Just when I thought I was out, they pull me back in. Udział Chrisa Evansa w Sadze Multiwersum nie skończy się na gościnnym występie w Deadpool & Wolverine. Aktor znany z roli Kapitana Ameryki pojawi się w nadchodzącym megahicie MCU, Avengers: Doomsday.
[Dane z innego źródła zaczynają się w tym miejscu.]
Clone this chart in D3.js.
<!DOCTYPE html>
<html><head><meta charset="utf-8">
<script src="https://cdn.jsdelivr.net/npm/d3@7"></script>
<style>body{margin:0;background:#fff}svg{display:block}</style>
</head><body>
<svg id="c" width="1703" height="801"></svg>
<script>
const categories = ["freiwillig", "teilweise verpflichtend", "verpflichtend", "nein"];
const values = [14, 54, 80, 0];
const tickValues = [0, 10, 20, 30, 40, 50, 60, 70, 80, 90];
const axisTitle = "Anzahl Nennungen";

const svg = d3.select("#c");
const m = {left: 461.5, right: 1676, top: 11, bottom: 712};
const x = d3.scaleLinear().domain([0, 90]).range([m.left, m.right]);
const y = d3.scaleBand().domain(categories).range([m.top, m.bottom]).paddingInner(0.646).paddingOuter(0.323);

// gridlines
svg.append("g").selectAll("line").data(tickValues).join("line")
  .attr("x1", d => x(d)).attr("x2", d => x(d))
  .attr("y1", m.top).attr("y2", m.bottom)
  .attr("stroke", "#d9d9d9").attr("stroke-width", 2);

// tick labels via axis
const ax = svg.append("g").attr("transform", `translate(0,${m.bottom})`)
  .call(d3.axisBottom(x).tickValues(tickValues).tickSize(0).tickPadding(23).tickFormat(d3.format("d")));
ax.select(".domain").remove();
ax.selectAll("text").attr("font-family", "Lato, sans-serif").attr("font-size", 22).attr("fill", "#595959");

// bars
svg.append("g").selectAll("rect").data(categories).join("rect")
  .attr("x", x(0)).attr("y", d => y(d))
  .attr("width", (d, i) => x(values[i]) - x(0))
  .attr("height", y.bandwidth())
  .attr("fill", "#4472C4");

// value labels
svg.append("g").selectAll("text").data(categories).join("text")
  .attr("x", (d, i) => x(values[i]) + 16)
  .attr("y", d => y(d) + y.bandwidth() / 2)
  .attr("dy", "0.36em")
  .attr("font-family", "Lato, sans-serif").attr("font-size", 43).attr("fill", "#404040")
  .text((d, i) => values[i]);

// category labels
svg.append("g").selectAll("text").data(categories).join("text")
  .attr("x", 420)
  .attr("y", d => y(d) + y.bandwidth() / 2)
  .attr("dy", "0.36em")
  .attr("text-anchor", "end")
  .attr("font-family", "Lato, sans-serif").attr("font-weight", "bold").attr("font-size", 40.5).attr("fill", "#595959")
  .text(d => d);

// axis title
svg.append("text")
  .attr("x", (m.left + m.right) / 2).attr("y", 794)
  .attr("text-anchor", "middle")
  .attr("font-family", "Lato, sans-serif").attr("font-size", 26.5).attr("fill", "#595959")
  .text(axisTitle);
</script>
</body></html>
Portal The Wrap jako pierwszy poinformował o angażu odtwórcy postaci Steve’a Rogersa do nadchodzącego blockbustera braci Russo. Choć spodziewaliśmy się, że aktor definitywnie pożegnał się z MCU w 2019 roku, kilka miesięcy temu mogliśmy ujrzeć go w kilku scenach Deadpool & Wolverine, w których powtórzył rolę Johnny’ego Storma z dwóch części Fantastycznej Czwórki Tima Story’ego. Na razie nie wiemy, w kogo tym razem wcieli się Evans. Być może będzie to podstarzały Rogers, którego mogliśmy okazję ujrzeć pod koniec Avengers: Koniec gry, lub alternatywna wersja Kapitana Ameryki pochodząca z innego uniwersum. Pewne jest natomiast, że w historii pojawi się aktualny właściciel tarczy z vibranium, grany przez Anthony’ego Mackiego Sam Wilson. Obsadę zasilą także Tom Holland, Benedict Cumberbatch, Pedro Pascal, Vanessa Kirby, Joseph Quinn, Ebon Moss-Bachrach oraz przynajmniej część ekipy Thunderbolts*.
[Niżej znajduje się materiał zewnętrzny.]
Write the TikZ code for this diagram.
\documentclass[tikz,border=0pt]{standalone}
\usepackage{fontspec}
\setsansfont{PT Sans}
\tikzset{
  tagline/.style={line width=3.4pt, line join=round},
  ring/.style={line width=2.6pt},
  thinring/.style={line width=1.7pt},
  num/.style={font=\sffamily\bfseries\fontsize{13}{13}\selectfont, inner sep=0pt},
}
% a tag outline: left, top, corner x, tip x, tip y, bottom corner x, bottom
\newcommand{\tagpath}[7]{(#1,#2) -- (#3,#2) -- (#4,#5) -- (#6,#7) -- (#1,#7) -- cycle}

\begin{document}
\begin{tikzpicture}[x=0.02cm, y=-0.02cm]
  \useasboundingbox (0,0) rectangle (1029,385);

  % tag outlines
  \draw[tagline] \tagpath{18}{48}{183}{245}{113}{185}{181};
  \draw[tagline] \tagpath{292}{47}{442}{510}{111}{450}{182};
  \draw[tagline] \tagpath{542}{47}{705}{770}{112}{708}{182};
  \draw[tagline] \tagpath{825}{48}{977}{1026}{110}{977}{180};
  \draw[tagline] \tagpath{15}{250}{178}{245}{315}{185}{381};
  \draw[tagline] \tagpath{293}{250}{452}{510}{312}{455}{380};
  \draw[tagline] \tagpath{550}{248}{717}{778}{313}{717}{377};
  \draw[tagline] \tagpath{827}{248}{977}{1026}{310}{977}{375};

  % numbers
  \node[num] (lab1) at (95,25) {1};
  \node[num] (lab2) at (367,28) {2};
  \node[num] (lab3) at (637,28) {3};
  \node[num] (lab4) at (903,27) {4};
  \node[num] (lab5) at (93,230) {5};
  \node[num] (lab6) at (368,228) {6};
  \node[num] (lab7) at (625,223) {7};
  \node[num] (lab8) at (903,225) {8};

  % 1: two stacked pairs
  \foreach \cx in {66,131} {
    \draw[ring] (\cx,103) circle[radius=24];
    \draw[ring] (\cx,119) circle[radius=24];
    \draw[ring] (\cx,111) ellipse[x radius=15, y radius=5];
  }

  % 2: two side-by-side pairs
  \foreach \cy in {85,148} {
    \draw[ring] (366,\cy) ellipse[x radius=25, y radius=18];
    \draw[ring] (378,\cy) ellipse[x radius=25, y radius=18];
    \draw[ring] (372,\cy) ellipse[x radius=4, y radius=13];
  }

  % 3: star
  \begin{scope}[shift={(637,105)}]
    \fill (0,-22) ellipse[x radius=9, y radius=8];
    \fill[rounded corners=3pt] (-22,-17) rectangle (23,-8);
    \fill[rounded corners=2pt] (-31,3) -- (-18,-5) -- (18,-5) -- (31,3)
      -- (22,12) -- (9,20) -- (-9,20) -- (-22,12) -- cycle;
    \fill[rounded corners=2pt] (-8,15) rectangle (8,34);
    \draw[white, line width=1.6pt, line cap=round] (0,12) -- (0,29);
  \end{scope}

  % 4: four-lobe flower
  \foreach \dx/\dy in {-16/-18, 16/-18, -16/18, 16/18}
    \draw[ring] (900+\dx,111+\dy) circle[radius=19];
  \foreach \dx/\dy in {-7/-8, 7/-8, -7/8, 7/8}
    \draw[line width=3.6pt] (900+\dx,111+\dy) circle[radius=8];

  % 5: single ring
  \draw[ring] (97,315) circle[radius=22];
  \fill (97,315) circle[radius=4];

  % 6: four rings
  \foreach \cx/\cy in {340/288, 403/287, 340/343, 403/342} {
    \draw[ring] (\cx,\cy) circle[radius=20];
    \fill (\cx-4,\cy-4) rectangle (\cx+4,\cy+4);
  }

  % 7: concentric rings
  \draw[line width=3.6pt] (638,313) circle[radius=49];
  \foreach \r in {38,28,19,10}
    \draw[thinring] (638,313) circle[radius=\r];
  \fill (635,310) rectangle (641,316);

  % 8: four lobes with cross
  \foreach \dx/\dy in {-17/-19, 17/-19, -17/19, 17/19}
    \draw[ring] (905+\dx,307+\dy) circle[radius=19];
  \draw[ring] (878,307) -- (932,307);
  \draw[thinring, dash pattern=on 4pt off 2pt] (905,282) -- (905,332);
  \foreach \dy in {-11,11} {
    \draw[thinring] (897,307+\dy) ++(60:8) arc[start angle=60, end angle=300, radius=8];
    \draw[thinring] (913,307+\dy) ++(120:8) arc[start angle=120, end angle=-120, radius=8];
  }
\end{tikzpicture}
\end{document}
W ostatnich latach Chris Evans wystąpił w kiepsko przyjętych filmach, takich jak: Gray Man, Ghosted, Pain Hustlers i Red One. Najbliższymi projektami w jego filmografii są znajdujące się w postprodukcji Materialists Celine Song i Honey Don’t! Ethana Coena.
Evans to druga gwiazda Marvela, która zaliczy duży powrót do uniwersum w ramach filmu Avengers: Doomsday. Robert Downey Jr. wcieli się w nim w postać jednego z najważniejszych komiksowych złoczyńców w historii, Doktora Dooma. Zdobywca Oscara za Oppenheimera, który przez lata portretował na ekranie Iron Mana, przypieczętował zapowiedź głośnym występem na lipcowym Comic-Conie.